Sunday, November 29, 2009

Excursion to Salem

We're trying to explore our new state. Warm Sunday afternoons seem the perfect time, especially now that most of the leaves are blown or raked off the grassy parts of the yard.

Today we headed to Salem, yes witch trial Salem. There was a Witch Museum, but we instead chose to focus on Salem's maritime past. From the mid-1700s to the mid-1800s, Salem was a major trade port. Local products like wood and dried cod were shipped around the world. Elias Hasket Derby, perhaps America's first millionaire, sent his ship Grand Turk to China and India for exotic trade goods. There was little reference to slavery in the signage around the area, but I wouldn't be surprised if that trade too enriched these Northern traders. Privateering also enriched the city during the Revolutionary War. The city prospered from taxes collected at the Customs House where one of the clerks, Nathaniel Hawthorne plotted The Scarlet Letter and The House of the Seven Gables (which you can visit nearby) while he worked.
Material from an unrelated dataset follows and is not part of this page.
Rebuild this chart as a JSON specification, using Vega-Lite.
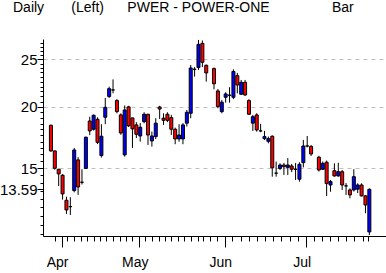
{
  "$schema": "https://vega.github.io/schema/vega-lite/v6.json",
  "width": 343,
  "height": 197,
  "autosize": {"type": "none"},
  "padding": {"left": 43, "top": 39, "right": 0, "bottom": 37},
  "background": "white",
  "title": {
    "text": "Daily\u00a0\u00a0\u00a0\u00a0\u00a0\u00a0\u00a0(Left)\u00a0\u00a0\u00a0\u00a0\u00a0\u00a0PWER - POWER-ONE\u00a0\u00a0\u00a0\u00a0\u00a0\u00a0\u00a0\u00a0\u00a0\u00a0\u00a0\u00a0\u00a0\u00a0\u00a0\u00a0Bar",
    "anchor": "start",
    "frame": "group",
    "dx": -30,
    "offset": 10,
    "baseline": "alphabetic",
    "font": "Liberation Sans",
    "fontSize": 14,
    "fontWeight": "normal",
    "color": "black"
  },
  "config": {"view": {"stroke": null}},
  "data": {
    "values": [
      {"i": 0, "o": 18.35, "h": 18.4, "l": 16.2, "c": 16.27},
      {"i": 1, "o": 16.27, "h": 16.3, "l": 14.9, "c": 15.0},
      {"i": 2, "o": 14.93, "h": 14.95, "l": 13.8, "c": 14.61},
      {"i": 3, "o": 14.52, "h": 14.6, "l": 12.95, "c": 13.3},
      {"i": 4, "o": 12.91, "h": 13.13, "l": 12.11, "c": 12.34},
      {"i": 5, "o": 12.53, "h": 13.1, "l": 12.05, "c": 12.53},
      {"i": 6, "o": 13.51, "h": 16.5, "l": 13.4, "c": 16.34},
      {"i": 7, "o": 15.6, "h": 15.8, "l": 13.24, "c": 13.74},
      {"i": 8, "o": 14.05, "h": 14.93, "l": 13.9, "c": 14.05},
      {"i": 9, "o": 14.99, "h": 17.4, "l": 14.95, "c": 17.35},
      {"i": 10, "o": 18.72, "h": 19.1, "l": 17.53, "c": 17.87},
      {"i": 11, "o": 18.01, "h": 19.3, "l": 17.9, "c": 19.23},
      {"i": 12, "o": 18.87, "h": 19.05, "l": 16.8, "c": 16.94},
      {"i": 13, "o": 15.92, "h": 18.44, "l": 15.77, "c": 17.43},
      {"i": 14, "o": 19.05, "h": 20.85, "l": 18.44, "c": 19.96},
      {"i": 15, "o": 21.0, "h": 21.99, "l": 20.85, "c": 21.78},
      {"i": 16, "o": 21.65, "h": 22.75, "l": 21.31, "c": 21.65},
      {"i": 17, "o": 20.6, "h": 20.75, "l": 19.4, "c": 19.56},
      {"i": 18, "o": 19.26, "h": 19.4, "l": 17.55, "c": 17.7},
      {"i": 19, "o": 15.97, "h": 20.13, "l": 15.84, "c": 19.71},
      {"i": 20, "o": 20.0, "h": 20.1, "l": 18.2, "c": 18.3},
      {"i": 21, "o": 18.99, "h": 19.0, "l": 16.5, "c": 18.04},
      {"i": 22, "o": 18.38, "h": 18.62, "l": 17.28, "c": 17.59},
      {"i": 23, "o": 17.45, "h": 18.54, "l": 16.99, "c": 18.18},
      {"i": 24, "o": 18.66, "h": 19.5, "l": 18.52, "c": 19.32},
      {"i": 25, "o": 19.32, "h": 19.35, "l": 16.73, "c": 17.53},
      {"i": 26, "o": 17.05, "h": 17.81, "l": 16.6, "c": 17.45},
      {"i": 27, "o": 17.4, "h": 18.97, "l": 17.2, "c": 18.53},
      {"i": 28, "o": 19.99, "h": 20.1, "l": 18.9, "c": 19.8},
      {"i": 29, "o": 18.97, "h": 19.4, "l": 18.38, "c": 18.78},
      {"i": 30, "o": 19.32, "h": 19.5, "l": 18.62, "c": 18.78},
      {"i": 31, "o": 19.02, "h": 19.26, "l": 17.53, "c": 18.01},
      {"i": 32, "o": 18.01, "h": 18.15, "l": 16.79, "c": 17.21},
      {"i": 33, "o": 17.21, "h": 18.44, "l": 16.99, "c": 17.53},
      {"i": 34, "o": 17.21, "h": 18.53, "l": 16.79, "c": 18.38},
      {"i": 35, "o": 18.53, "h": 19.71, "l": 18.24, "c": 19.5},
      {"i": 36, "o": 19.41, "h": 24.34, "l": 18.97, "c": 24.0},
      {"i": 37, "o": 23.85, "h": 24.1, "l": 23.05, "c": 23.85},
      {"i": 38, "o": 24.06, "h": 27.37, "l": 23.78, "c": 26.81},
      {"i": 39, "o": 26.93, "h": 27.3, "l": 24.1, "c": 24.65},
      {"i": 40, "o": 24.3, "h": 24.4, "l": 22.51, "c": 23.45},
      {"i": 42, "o": 23.93, "h": 24.06, "l": 21.72, "c": 22.29},
      {"i": 43, "o": 21.55, "h": 21.75, "l": 19.87, "c": 20.02},
      {"i": 44, "o": 19.56, "h": 20.66, "l": 19.41, "c": 20.44},
      {"i": 45, "o": 20.92, "h": 21.42, "l": 20.4, "c": 21.25},
      {"i": 46, "o": 21.12, "h": 21.93, "l": 20.4, "c": 21.12},
      {"i": 47, "o": 20.92, "h": 23.85, "l": 20.74, "c": 23.61},
      {"i": 48, "o": 23.15, "h": 23.45, "l": 21.31, "c": 22.16},
      {"i": 49, "o": 21.22, "h": 22.69, "l": 21.15, "c": 22.44},
      {"i": 50, "o": 22.44, "h": 22.69, "l": 21.05, "c": 21.15},
      {"i": 51, "o": 20.6, "h": 20.74, "l": 19.26, "c": 19.32},
      {"i": 52, "o": 18.53, "h": 19.26, "l": 17.87, "c": 19.1},
      {"i": 53, "o": 19.26, "h": 19.41, "l": 17.81, "c": 17.95},
      {"i": 54, "o": 17.87, "h": 18.47, "l": 17.76, "c": 17.87},
      {"i": 55, "o": 17.23, "h": 17.87, "l": 17.13, "c": 17.4},
      {"i": 56, "o": 17.02, "h": 17.4, "l": 16.86, "c": 17.23},
      {"i": 57, "o": 17.43, "h": 17.5, "l": 14.42, "c": 15.03},
      {"i": 58, "o": 14.66, "h": 15.48, "l": 14.42, "c": 14.66},
      {"i": 59, "o": 14.99, "h": 15.35, "l": 14.88, "c": 15.23},
      {"i": 60, "o": 15.23, "h": 15.38, "l": 14.54, "c": 15.11},
      {"i": 61, "o": 15.06, "h": 15.73, "l": 14.54, "c": 15.23},
      {"i": 62, "o": 15.16, "h": 15.3, "l": 14.74, "c": 14.93},
      {"i": 63, "o": 14.93, "h": 15.37, "l": 14.2, "c": 14.93},
      {"i": 64, "o": 14.25, "h": 15.43, "l": 14.09, "c": 15.28},
      {"i": 65, "o": 15.4, "h": 17.13, "l": 15.06, "c": 16.65},
      {"i": 66, "o": 16.65, "h": 17.45, "l": 16.55, "c": 16.65},
      {"i": 67, "o": 16.62, "h": 16.73, "l": 15.89, "c": 16.04},
      {"i": 69, "o": 15.8, "h": 15.9, "l": 14.77, "c": 14.88},
      {"i": 70, "o": 14.93, "h": 15.48, "l": 14.88, "c": 15.35},
      {"i": 71, "o": 15.43, "h": 15.55, "l": 13.17, "c": 13.96},
      {"i": 72, "o": 13.87, "h": 14.2, "l": 13.44, "c": 14.09},
      {"i": 73, "o": 14.83, "h": 15.35, "l": 14.42, "c": 14.47},
      {"i": 74, "o": 14.47, "h": 15.39, "l": 14.42, "c": 14.76},
      {"i": 75, "o": 14.76, "h": 14.88, "l": 13.55, "c": 13.87},
      {"i": 76, "o": 13.81, "h": 13.99, "l": 13.24, "c": 13.81},
      {"i": 77, "o": 13.55, "h": 13.65, "l": 13.03, "c": 13.24},
      {"i": 78, "o": 13.55, "h": 14.93, "l": 13.45, "c": 14.42},
      {"i": 79, "o": 13.6, "h": 13.98, "l": 13.35, "c": 13.87},
      {"i": 80, "o": 13.87, "h": 13.98, "l": 13.14, "c": 13.18},
      {"i": 81, "o": 13.18, "h": 13.24, "l": 12.15, "c": 12.63},
      {"i": 82, "o": 11.13, "h": 13.65, "l": 10.97, "c": 13.59}
    ]
  },
  "encoding": {
    "x": {
      "field": "i",
      "type": "quantitative",
      "scale": {"domain": [-0.75, 85], "nice": false, "zero": false},
      "axis": {
        "title": null,
        "grid": false,
        "values": [1, 2.75, 4.25, 6, 7.75, 9.25, 11, 12.75, 14.25, 16, 17.75, 19.25, 21, 22.75, 24.25, 26, 27.75, 29.25, 31, 32.75, 34.25, 36, 37.75, 39.25, 41, 42.75, 44.75, 46.75, 49, 51, 53, 55.25, 57.25, 59.25, 61.5, 63.5, 65.75, 67.75, 69.75, 71.75, 74, 76, 78, 80.25, 81.75],
        "labelExpr": "datum.value == 2.75 ? 'Apr' : datum.value == 22.75 ? 'May' : datum.value == 44.75 ? 'Jun' : datum.value == 65.75 ? 'Jul' : ''",
        "tickSize": {"condition": {"test": "datum.value == 2.75 || datum.value == 22.75 || datum.value == 44.75 || datum.value == 65.75", "value": 11}, "value": 5},
        "domainColor": "black",
        "tickColor": "black",
        "labelColor": "black",
        "labelFont": "Liberation Sans",
        "labelFontSize": 14,
        "labelPadding": 8,
        "labelOffset": -4.5,
        "labelOverlap": false,
        "labelFlush": false,
        "labelBound": false
      }
    }
  },
  "layer": [
    {
      "mark": {"type": "rule", "color": "black", "strokeWidth": 1},
      "encoding": {
        "y": {
          "field": "l",
          "type": "quantitative",
          "scale": {"type": "log", "domain": [10.92, 27.49], "nice": false, "zero": false},
          "axis": {
            "title": null,
            "values": [11, 11.5, 12, 12.5, 13, 13.5, 13.59, 14, 14.5, 15, 15.5, 16, 16.5, 17, 17.5, 18, 18.5, 19, 19.5, 20, 20.5, 21, 21.5, 22, 22.5, 23, 23.5, 24, 24.5, 25, 25.5, 26, 26.5, 27],
            "labelExpr": "datum.value == 15 ? '15' : datum.value == 20 ? '20' : datum.value == 25 ? '25' : datum.value == 13.59 ? '13.59' : ''",
            "tickSize": {"condition": {"test": "datum.value == 15 || datum.value == 20 || datum.value == 25 || datum.value == 13.59", "value": 6}, "value": 3},
            "grid": true,
            "gridColor": {"condition": {"test": "datum.value == 15 || datum.value == 20 || datum.value == 25", "value": "#c0c0c0"}, "value": "transparent"},
            "gridDash": [4, 4],
            "domainColor": "black",
            "tickColor": "black",
            "labelColor": "black",
            "labelFont": "Liberation Sans Narrow, Liberation Sans, sans-serif",
            "labelFontSize": 15,
            "labelPadding": 0,
            "labelOverlap": false,
            "labelFlush": false,
            "labelBound": false
          }
        },
        "y2": {"field": "h"}
      }
    },
    {
      "mark": {"type": "bar", "size": 3, "stroke": "black", "strokeWidth": 1},
      "encoding": {
        "y": {"field": "o", "type": "quantitative"},
        "y2": {"field": "c"},
        "fill": {
          "condition": [
            {"test": "datum.o == datum.c", "value": "black"},
            {"test": "datum.c > datum.o", "value": "#0000ff"}
          ],
          "value": "#ff0000"
        }
      }
    }
  ]
}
At one time Salem was America's 6th largest city. Its fortunes turned for the worse once ships, built too big for its shallow channel, headed to Boston and New York instead. But the density of a bustling early American city remain. Narrow streets are lined with charming houses built in the 1700s with barely a yard between them. Signs on many buildings tell when prominent architects of the time built the homes for wealthy merchants and sea captains. The town is now well maintained and full of little shops and restaurants catering to tourists. But, it was not too crowded on this chilly Sunday after Thanksgiving.

Looking back toward the town from Derby wharf. The ship is a reproduction of one that would typically have unloaded goods here.

Looking out at the channel from the wharf.

That little lighthouse reflects the little use this area gets today. The channel is maintained at 19' through dredging for local pleasure boats. The area around the wharf might be only 1 or 2 feet deep at low tide.

1 comment:

Meryl said...

Oh you New Englanders! I've never been there, but in my imagination it's paradise--beautiful coastline, ships, the smell of the sea....thanks for feeding my fantasy!